EU leaders fear that fragile state of Tories will lead to brutal Brexit | Politics | The Guardian

Here’s an interesting story from the Guardian. It claims that chaos in Westminster means that Theresa May’s discussions, which begin on Monday, could collapse without any deal

Source: EU leaders fear that fragile state of Tories will lead to brutal Brexit | Politics | The Guardian

Read the story carefully and it’s rather disjointed, tending to concatenate related news, with a headline bolted on, designed to attract attention.

Meanwhile, the Guardian does not cite sources to underpin the headline. It’s light on hard data and evidence and big on speculation.

Strictly, the Guardian is highlighting a risk but there’s no attempt to explore the probability not potential mitigation.

Since the election, I have noticed a fall in the Guardian’s quality.

Thoughts?

2 responses

  1. Dr Alf is being kind to the Guardian,the EU is said not to know what the UK wants from BREXIT when it is obvious from what the UK has said that it doesn’t want ,where the EU’s position lies.

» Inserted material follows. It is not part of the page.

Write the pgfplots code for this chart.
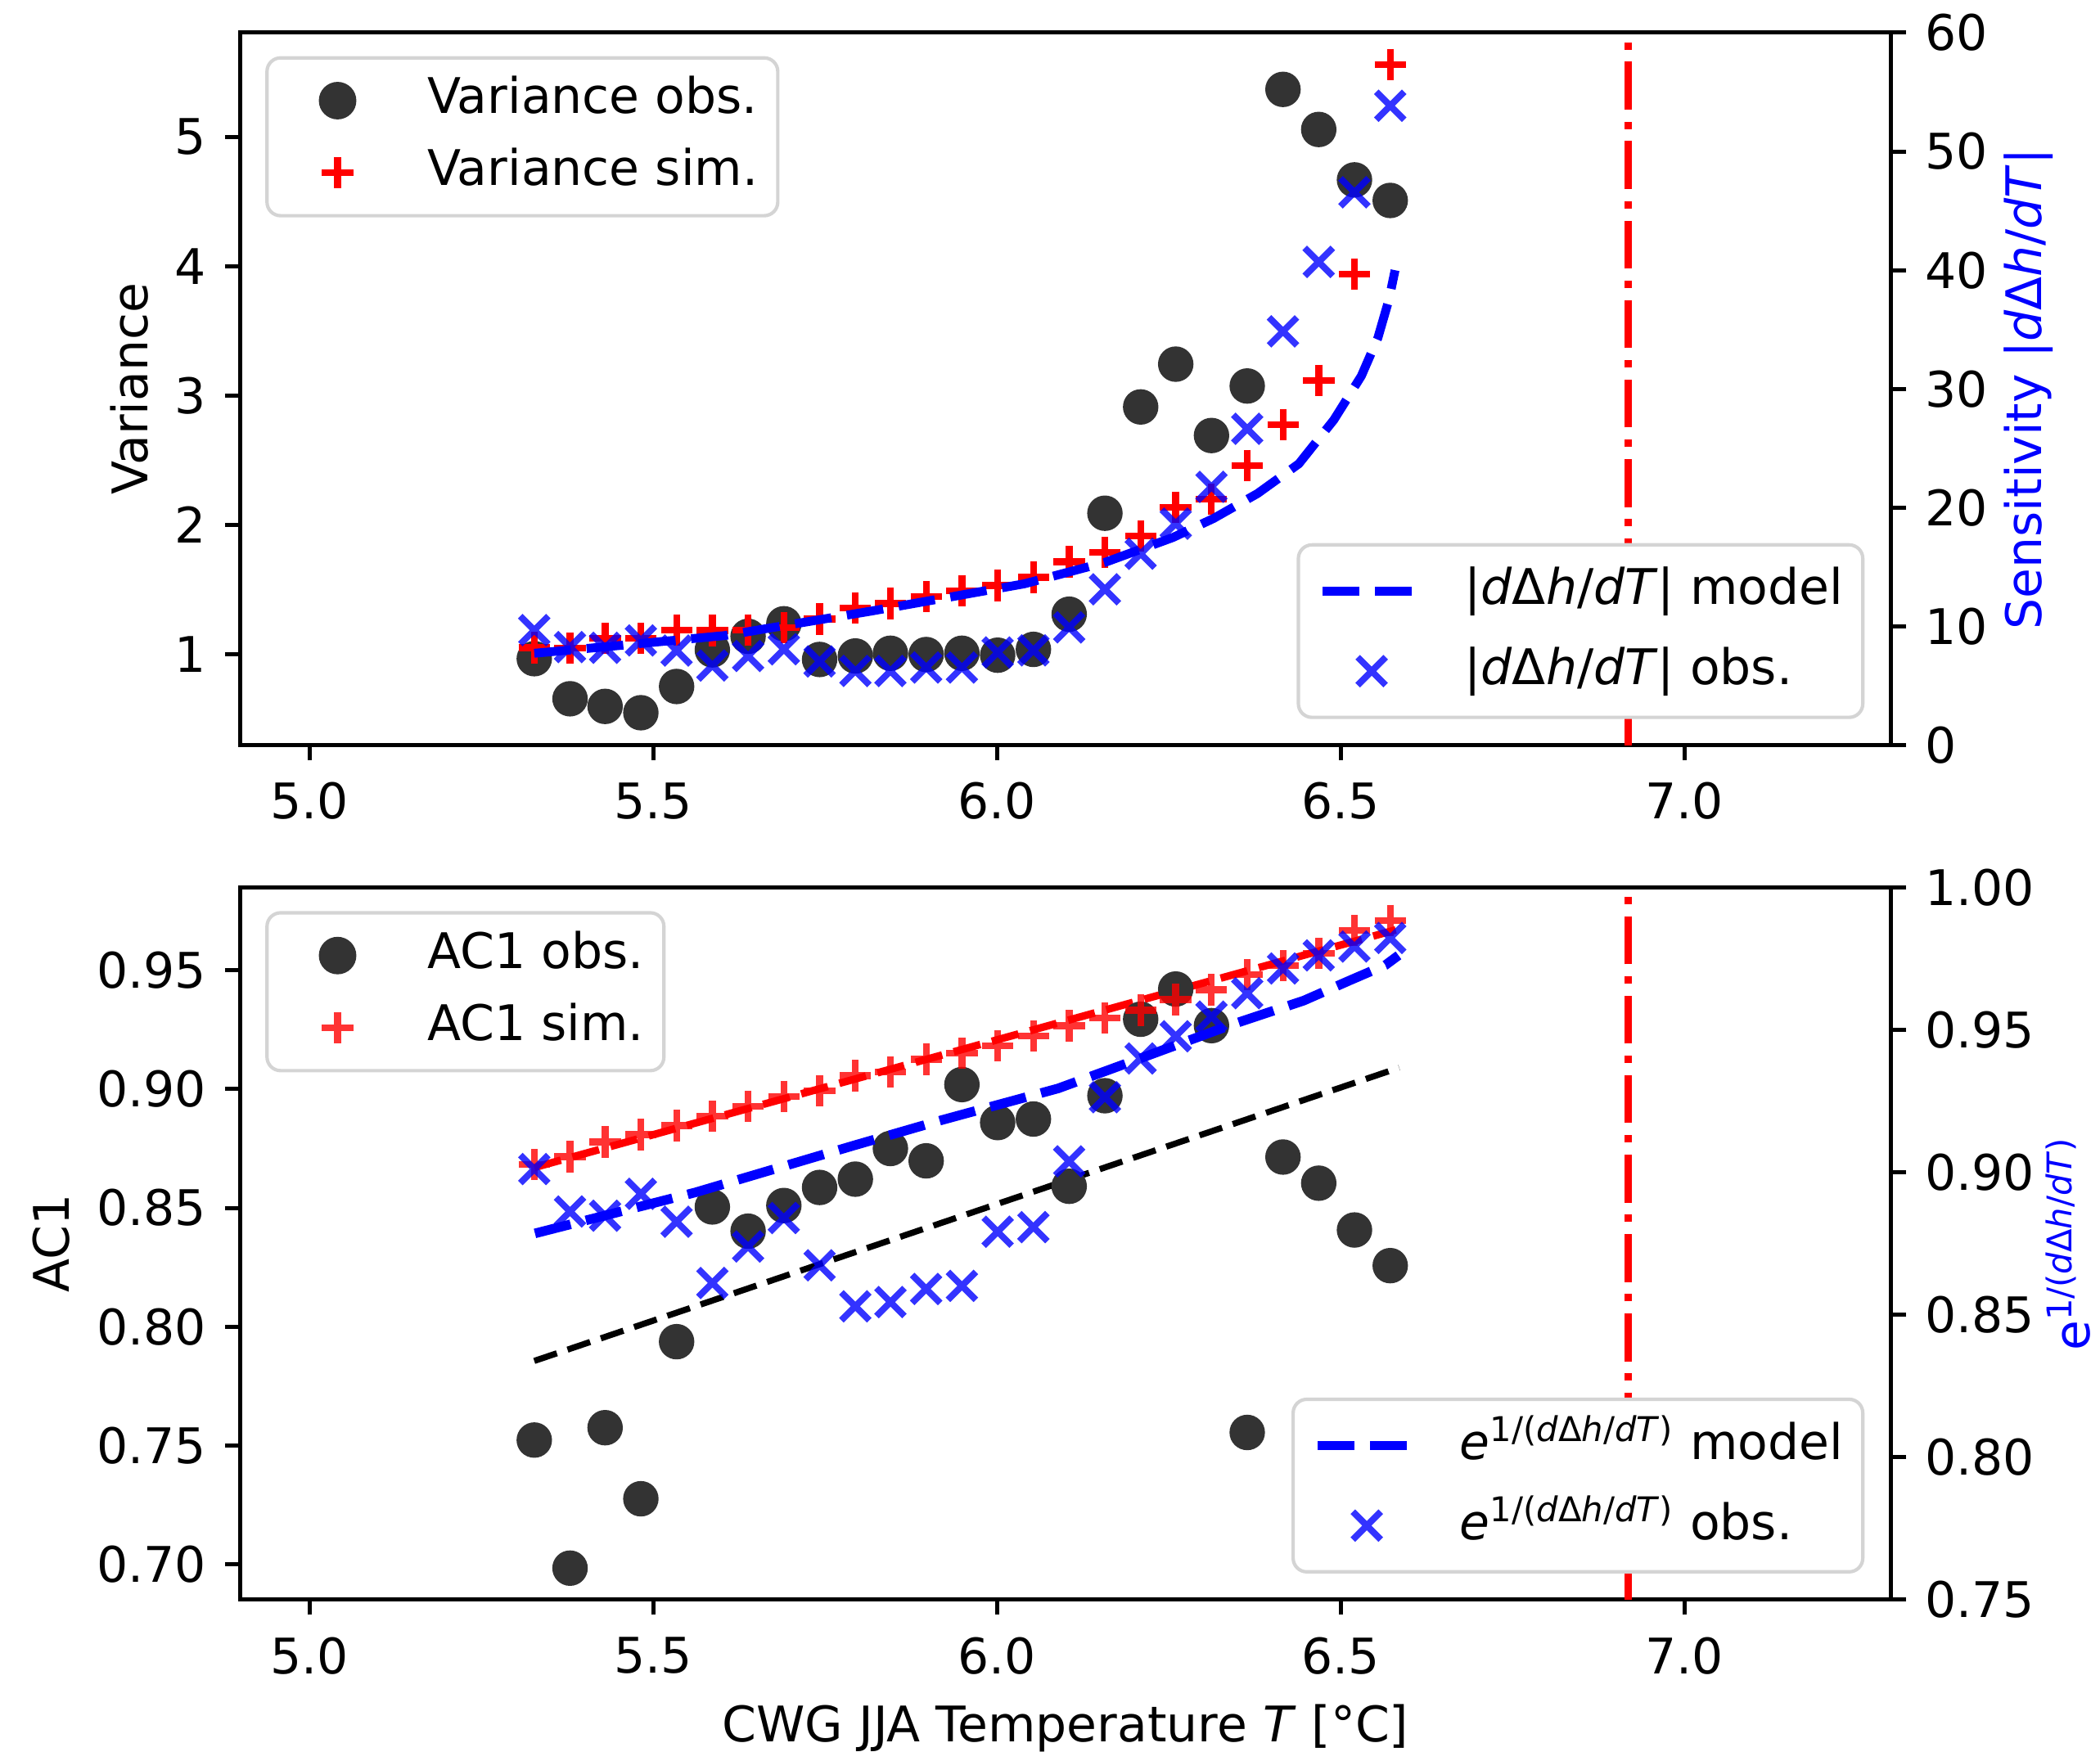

    May has a short shelf life and will not be around to ratify anything so does it really take a rocket scientist to see who might be leader and what the desired position might be?

    The Guardian is there to sell newspapers,create disturbing headlines likely to help Jeremy Corbyn,to make as much money as it can for its Oxbridge educated owners and then exploit every tax loophole known to man so that HMRC is left with little or nothing for itself.

    We know already that a divorce settlement will have to be agreed and that between zero and £100 billion is the range,we know too that we cannot remain in the Single market and control immigration and we know that to get UK workers up to speed supplemented by white South Africans who will come here because Jacob Zuma is starting a Mugabe style land grab will take a transitional period of 2 years which is what Hammond wants.

    The UK may get a “brutal” BREXIT but politicians like to set out blood curdling positions to appease their constituencies before engaging in horse trading and working out the best way to deliver unpalatable and costly solutions which fleece taxpayers but are dressed up to look like hard won concessions.

    The Guardian knows this,the BBC knows this and the public knows this just as the EU negotiators do.
    In the end it is all a game but it is one that Mrs May will have to watch from Maidenhead whilst dreaming of what might have been.